The government would have been in a better financial position and able to concentrate on other important issues in the education sector if it had responded to the calls for the financial obligations of second cycle education to be shared by the parents, guardians, and the government.
However, because parents are not in worse financial shape than before, the government cannot contribute to the expense of running second cycle education. This is because, the financial predicament of the parents could get even worse if the government tried to split expenditures with them.
Nii Armah Addy, an Education and Management Expert said this when he spoke on A1 Radio’s Day Break Upper East Show.

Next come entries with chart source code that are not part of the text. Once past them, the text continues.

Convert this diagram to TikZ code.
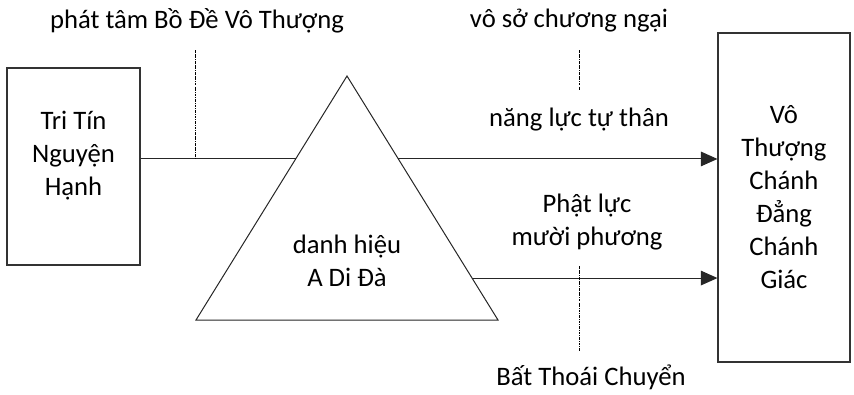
\documentclass[tikz,border=0pt]{standalone}
\usepackage{fontspec}
\setmainfont{Carlito}
\usetikzlibrary{arrows.meta, calc}
\tikzset{
  box/.style={rectangle, draw=black!80, line width=0.8pt, inner sep=0pt},
  lbl/.style={font=\fontsize{20}{24.75}\selectfont, align=center, inner sep=0pt},
  edge/.style={line width=0.75pt, black!85},
  arr/.style={-{Triangle[length=12.5pt, width=11pt]}, line width=0.75pt, black!85},
  guide/.style={line width=0.5pt, dash pattern=on 2pt off 0.8pt on 0.5pt off 0.8pt},
}
\begin{document}
\begin{tikzpicture}[x=0.75pt, y=-0.75pt]
\useasboundingbox (0,0) rectangle (854,394);
% boxes
\node[box, minimum width=99.75pt, minimum height=147.75pt] (src) at (73.5,166.5) {};
\node[lbl] (srctxt) at (73.5,156) {Tri Tín\\Nguyện\\Hạnh};
\node[box, minimum width=99pt, minimum height=246.75pt, lbl] (goal) at (784,197.5) {Vô\\Thượng\\Chánh\\Đẳng\\Chánh\\Giác};
% triangle
\coordinate (apex) at (347,76);
\coordinate (bl) at (196,320);
\coordinate (br) at (498,320);
\draw[edge] (apex) -- (bl) -- (br) -- cycle;
\node[lbl] (name) at (347,261) {danh hiệu\\A Di Đà};
\coordinate (tl) at ($(apex)!0.34!(bl)$);
\coordinate (tr) at ($(apex)!0.34!(br)$);
\coordinate (br2) at ($(apex)!0.828!(br)$);
% connectors
\draw[edge] (tl -| src.east) -- (tl);
\draw[arr] (tr) -- (tr -| goal.west);
\draw[arr] (br2) -- (br2 -| goal.west);
% labels
\node[lbl] (bodhi) at (197,21) {phát tâm Bồ Đề Vô Thượng};
\node[lbl] (free) at (569,21) {vô sở chương ngại};
\node[lbl] (self) at (579,120) {năng lực tự thân};
\node[lbl] (buddha) at (587,222) {Phật lực\\mười phương};
\node[lbl] (avai) at (591,377) {Bất Thoái Chuyển};
% guides
\draw[guide] (195,50) -- (195,159);
\draw[guide] (579,50) -- (579,90);
\draw[guide] (579,266) -- (579,351);
\end{tikzpicture}
\end{document}
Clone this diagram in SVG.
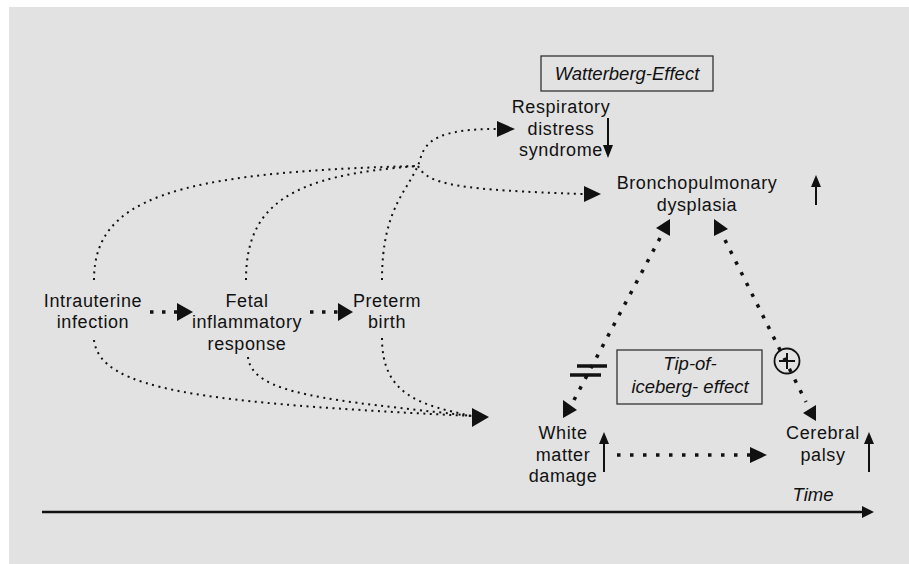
<svg xmlns="http://www.w3.org/2000/svg" width="909" height="564" viewBox="0 0 909 564">
<style>
text{font-family:"Liberation Sans",Arial,sans-serif;font-size:18px;fill:#111;letter-spacing:0.6px;text-anchor:middle}
.it{font-style:italic;font-size:18.5px;letter-spacing:0px}
.thin{fill:none;stroke:#111;stroke-width:2;stroke-dasharray:2 4.5}
.thick{fill:none;stroke:#111;stroke-width:3.5;stroke-dasharray:3.5 8.5}
.solid{fill:none;stroke:#111;stroke-width:2}
.head{fill:#111}
.box{fill:none;stroke:#333;stroke-width:1.3}
</style>
<rect x="9" y="7" width="900" height="557" fill="#e2e2e2"/>

<g id="connectors">
  <path class="thin" d="M94,280 C94,200 170,172 418,166"/>
  <path class="thin" d="M246,280 C246,205 290,175 418,166"/>
  <path class="thin" d="M382,280 C382,205 410,190 420,160 C425,140 440,129 497,129"/>
  <path class="thin" d="M418,166 C428,185 460,190 584,194"/>
  <polygon class="head" points="497,121 515,129 497,137"/>
  <polygon class="head" points="584,186 601,194 584,202"/>
  <path class="thin" d="M94,340 C100,390 200,403 472,416"/>
  <path class="thin" d="M248,357 C252,395 330,400 472,416"/>
  <path class="thin" d="M382,338 C382,395 420,405 472,416"/>
  <polygon class="head" points="472,408 489,417 472,427"/>
  <path class="thick" d="M150,312 L177,312"/>
  <polygon class="head" points="177,303 193,312 177,321"/>
  <path class="thick" d="M310,312 L338,312"/>
  <polygon class="head" points="338,303 353,312 338,321"/>
  <path class="thick" d="M660,238 L574,400"/>
  <polygon class="head" points="656,228 670,219 670,236"/>
  <polygon class="head" points="563,400 577,410 563,418"/>
  <path class="thick" d="M725,240 L806,402"/>
  <polygon class="head" points="714,219 728,229 714,236"/>
  <polygon class="head" points="803,413 816,405 816,421"/>
  <path class="thick" d="M617,455 L750,455" style="stroke-dasharray:3.5 9.5"/>
  <polygon class="head" points="750,447 767,455 750,463"/>
  <line x1="577" y1="366" x2="607" y2="366" stroke="#111" stroke-width="3.5"/>
  <line x1="570" y1="375" x2="601" y2="375" stroke="#111" stroke-width="3.5"/>
  <circle cx="787" cy="361" r="12.5" fill="none" stroke="#111" stroke-width="1.8"/>
  <line x1="779" y1="361" x2="795" y2="361" stroke="#111" stroke-width="2"/>
  <line x1="787" y1="353" x2="787" y2="369" stroke="#111" stroke-width="2"/>
  <line class="solid" x1="608" y1="118" x2="608" y2="146"/>
  <polygon class="head" points="603,145 613,145 608,158"/>
  <line class="solid" x1="816" y1="186" x2="816" y2="205"/>
  <polygon class="head" points="811,187 821,187 816,175"/>
  <line class="solid" x1="604" y1="443" x2="604" y2="472"/>
  <polygon class="head" points="599,444 609,444 604,432"/>
  <line class="solid" x1="869" y1="443" x2="869" y2="472"/>
  <polygon class="head" points="864,444 874,444 869,432"/>
  <line x1="42" y1="512" x2="863" y2="512" stroke="#111" stroke-width="2.5"/>
  <polygon class="head" points="862,506 874,512 862,518"/>
</g>

<g id="watterberg">
  <rect class="box" x="541" y="56" width="172" height="35"/>
  <text class="it" x="627" y="80">Watterberg-Effect</text>
</g>
<g id="rds">
  <text x="561" y="113">Respiratory</text>
  <text x="561" y="135">distress</text>
  <text x="561" y="156">syndrome</text>
</g>
<g id="bpd">
  <text x="697" y="189">Bronchopulmonary</text>
  <text x="697" y="211">dysplasia</text>
</g>
<g id="intrauterine">
  <text x="93" y="307">Intrauterine</text>
  <text x="93" y="328">infection</text>
</g>
<g id="fetal">
  <text x="247" y="307">Fetal</text>
  <text x="247" y="328">inflammatory</text>
  <text x="247" y="350">response</text>
</g>
<g id="preterm">
  <text x="387" y="307">Preterm</text>
  <text x="387" y="328">birth</text>
</g>
<g id="tip">
  <rect class="box" x="617" y="350" width="145" height="54"/>
  <text class="it" x="690" y="370">Tip-of-</text>
  <text class="it" x="690" y="393">iceberg- effect</text>
</g>
<g id="wmd">
  <text x="563" y="439">White</text>
  <text x="563" y="461">matter</text>
  <text x="563" y="482">damage</text>
</g>
<g id="cp">
  <text x="823" y="439">Cerebral</text>
  <text x="823" y="461">palsy</text>
</g>
<g id="time">
  <text class="it" x="813" y="501">Time</text>
</g>
</svg>
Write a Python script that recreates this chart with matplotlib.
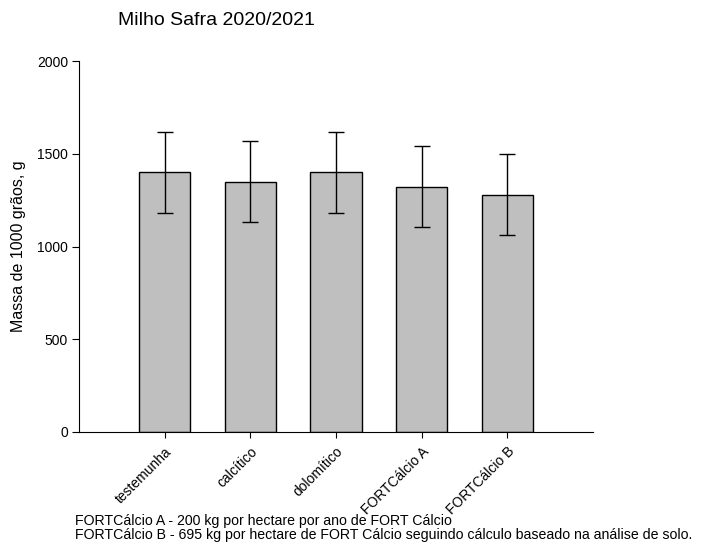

“Because of the stiff headedness of the government when there was a demand for those who can pay to pay, and those who cannot pay should enrol through a scholarship scheme, the government did not listen. Now, the economic conditions in the country have become very difficult and if you want to bring that payment in now, it becomes problematic.”
‘If they had done it when the call was very loud, that would have been acceptable. The parents knew the difficulty that the government was facing,” he said.
Earlier, Mr. Addy urged the government to consider using the 2023 Budget Statement and Financial Policy to permanently resolve the challenges with conditions of services.
“The teachers’ demands are very straightforward. There’s no confusion about that. They are only saying that economic conditions have worsened in the country. This is making it difficult for them to live on the salaries that they are getting now and therefore, the government should be able to do something about it. That is a legitimate demand because, if you take home pay, as they say, is not able to take you home, then what are you working for?”